[Bioperl-l] Fetching genomic sequences based on HUGO names or GeneIDs

Thu Feb 16 16:27:13 UTC 2006

Harry,

I've long suspected, but never demonstrated, that the easiest way to do
something like this is through ENSEMBL, and Jason hinted at this as well. In
fact your question is something of a FAQ, and my previous responses always
included a plea to some anonymous ENSEMBL API expert, always unheeded. At
any rate, here is an example script I made:

#!/usr/bin/perl

use strict;

use lib "/Users/bosborne/ensembl/modules";

use DBI;

use Getopt::Long;

use Bio::EnsEMBL::DBSQL::DBAdaptor;

my $name;

GetOptions( "n=s" => \$name );

my $db = Bio::EnsEMBL::DBSQL::DBAdaptor->new(
-user   => "anonymous",

-dbname => "homo_sapiens_core_37_35j",

-host   => "ensembldb.ensembl.org",

-pass   => "",                 

-driver => 'mysql'

);

my $gene_adaptor = $db->get_GeneAdaptor;

my $slice_adaptor = $db->get_SliceAdaptor;

my @genes = @{$gene_adaptor->fetch_all_by_external_name($name)};

for my $gene (@genes) {

  for my $trans (@{$gene->get_all_Transcripts}) {

      my $seq = $slice_adaptor->fetch_by_region("chromosome",

             $trans->seq_region_name,

             $trans->start,

             $trans->end);

      print "\n",$seq->seq,"\n";

  }

}

There are some issues, the largest of which is that though this script
prints out big sequences it's completely untested! Another is that it makes
assumptions about transcripts, you should verify for yourself that ENSEMBL's
definition of transcript fits yours. Finally that
fetch_all_by_external_name() method does not seem to accept a second
argument, i.e. namespace. I found this surprising.
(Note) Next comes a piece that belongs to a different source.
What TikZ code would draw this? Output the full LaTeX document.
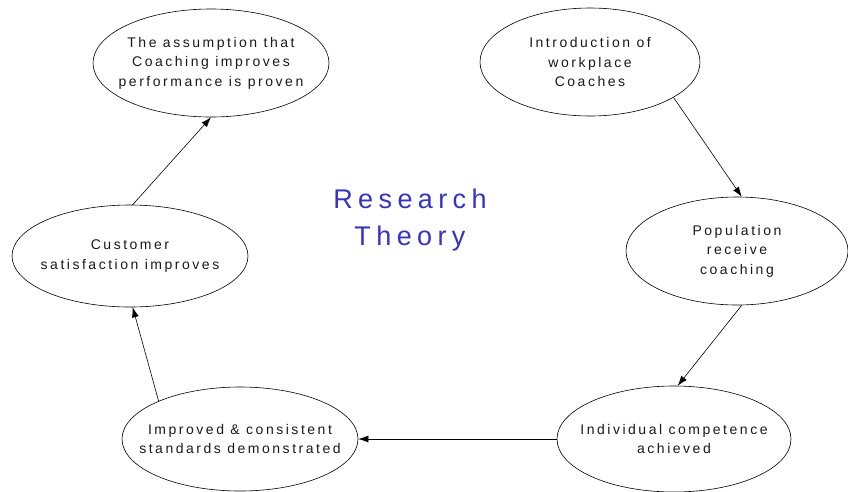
\documentclass[tikz,border=0pt]{standalone}
\usepackage{fontspec}
\setmainfont{Liberation Sans}
\newfontfamily\spaced[LetterSpace=18]{Liberation Sans}
\newfontfamily\wide[LetterSpace=20]{Liberation Sans}
\usepackage{tikz}
\usetikzlibrary{shapes,arrows.meta}
\definecolor{titleblue}{RGB}{51,51,204}
\tikzset{>={Latex[length=10pt,width=7pt]}}
\tikzset{stage/.style={draw,ellipse,line width=0.6pt,inner sep=0pt},
    stagetext/.style={align=center,inner sep=0pt,
    font=\spaced\fontsize{14}{19.5}\selectfont,text=black!90}}

\begin{document}
\begin{tikzpicture}[line cap=round,line join=round,x=1pt,y=-1pt]
	\useasboundingbox (0,0) rectangle (848,491);
	% the six stages
	\node[stage,minimum width=236pt,minimum height=108pt] (assum) at (211,63) {};
	\node[stage,minimum width=220pt,minimum height=108pt] (intro) at (590,62) {};
	\node[stage,minimum width=222pt,minimum height=108pt] (pop) at (737,251) {};
	\node[stage,minimum width=234pt,minimum height=106pt] (indiv) at (674,439) {};
	\node[stage,minimum width=236pt,minimum height=104pt] (impr) at (240,439) {};
	\node[stage,minimum width=236pt,minimum height=102pt] (cust) at (130,256) {};
	\node[stagetext] (assum-t) at (assum) {The assumption that\\Coaching improves\\performance is proven};
	\node[stagetext] (intro-t) at (intro) {Introduction of\\workplace\\Coaches};
	\node[stagetext] (pop-t) at (pop) {Population\\receive\\coaching};
	\node[stagetext] (indiv-t) at (indiv) {Individual competence\\achieved};
	\node[stagetext] (impr-t) at (impr) {Improved \& consistent\\standards demonstrated};
	\node[stagetext] (cust-t) at (cust) {Customer\\satisfaction improves};
	% title
	\node[align=center,text=titleblue,font=\wide\fontsize{27}{37}\selectfont] (title) at (410,220) {Research\\Theory};
	% cycle
	\draw[->,line width=0.6pt] (intro.-23) -- (pop.85);
	\draw[->,line width=0.6pt] (pop.-85) -- (indiv.86);
	\draw[->,line width=0.6pt] (indiv.180) -- (impr.0);
	\draw[->,line width=0.6pt] (impr.155) -- (cust.-87);
	\draw[->,line width=0.6pt] (cust.87) -- (assum.-90);
\end{tikzpicture}
\end{document}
Anyway, if more than one
gene is retrieved using some name or id you're in a quandary.

For more on this API see:

http://www.ensembl.org/info/software/core/core_tutorial.html

There are tons of modules and methods in this API, I've barely scratched the
surface here.

Brian O.

On 2/14/06 12:15 PM, "Harry Mangalam" <hjm at tacgi.com> wrote:

> Hi Brian,
> 
> Thanks very much for the pointers and the speed of your reply and apologies
> for the speed of mine.
> 
> This looks good, but what I was looking for was a bioP approach for hooking to
> an API at NCBI or EBI so I could get this info and seqs from them.  In this
> case, speed of retrieval is not critical and I'd rather not download the
> entirety of the sequences to a local disk to hack at them.
> 
> I've determined a screen-scraping approach to get them and could script that,
> but I thought that bioP had a method for using NCBI's external API's, tho it
> may be that my memory is faulty or the approach is no longer supported due to
> overload.  
> 
> Does NCBI make such APIs available anymore?  I searched a bit for docs on them
> but couldn't find anything (unless it's buried in the NCBI tookit, which I
> haven't started to excavate).
> 
> Failing that, would SEALS provide such a service? Any PerlPinipeds listening?
> 
> Harry
> 
> 
> 
> 
> 
> 
> On Sunday 12 February 2006 08:37, Brian Osborne wrote:
>> Harry,
>> 
>> Hope you're doing well. The approach could be based on Bio::DB::Fasta. So,
>> from its documentation:
>> 
>>   use Bio::DB::Fasta;
>> 
>>   # create database from directory of fasta files
>>   my $db      = Bio::DB::Fasta->new('/path/to/fasta/files');
>> 
>>   # simple access (for those without Bioperl)
>>   my $seq      = $db->seq('CHROMOSOME_I',4_000_000 => 4_100_000);
>>   my $revseq   = $db->seq('CHROMOSOME_I',4_100_000 => 4_000_000);
>>   my @ids     = $db->ids;
>>   my $length   = $db->length('CHROMOSOME_I');
>>   my $alphabet = $db->alphabet('CHROMOSOME_I');
>>   my $header   = $db->header('CHROMOSOME_I');
>> 
>>   # Bioperl-style access
>>   my $db      = Bio::DB::Fasta->new('/path/to/fasta/files');
>> 
>>   my $obj     = $db->get_Seq_by_id('CHROMOSOME_I');
>>   my $seq     = $obj->seq;
>>   my $subseq  = $obj->subseq(4_000_000 => 4_100_000);
>> 
>> Do you already have the offsets?
>> 
>> Brian O.
>> 
>> On 2/12/06 1:46 AM, "Harry Mangalam" <hjm at tacgi.com> wrote:
>>> Hi All,
>>> 
>>> After perusing the tutorial and other docs for a an evening, I still
>>> can't find the answer to this.  Forgive me if I've missed something
>>> obvious.
>>> 
>>> This should not be a novel request, but I've not found it answered.  If
>>> bioperl isn't the best way to do this, I'd be grateful to a pointer to a
>>> better way, especially if it includes an illuminating bit of code.
>>> 
>>> The problem is to retrieve genomic sequences plus & minus some offset
>>> from a locus determined by HUGO keyword or GeneID.  This would be a
>>> common followup chore for some extra analysis from a gene expression
>>> expt.  Or maybe this is in the DBFetch routines, but I've missed the
>>> sequence type to specify...?
>>> 
>>> 
>>> TIA!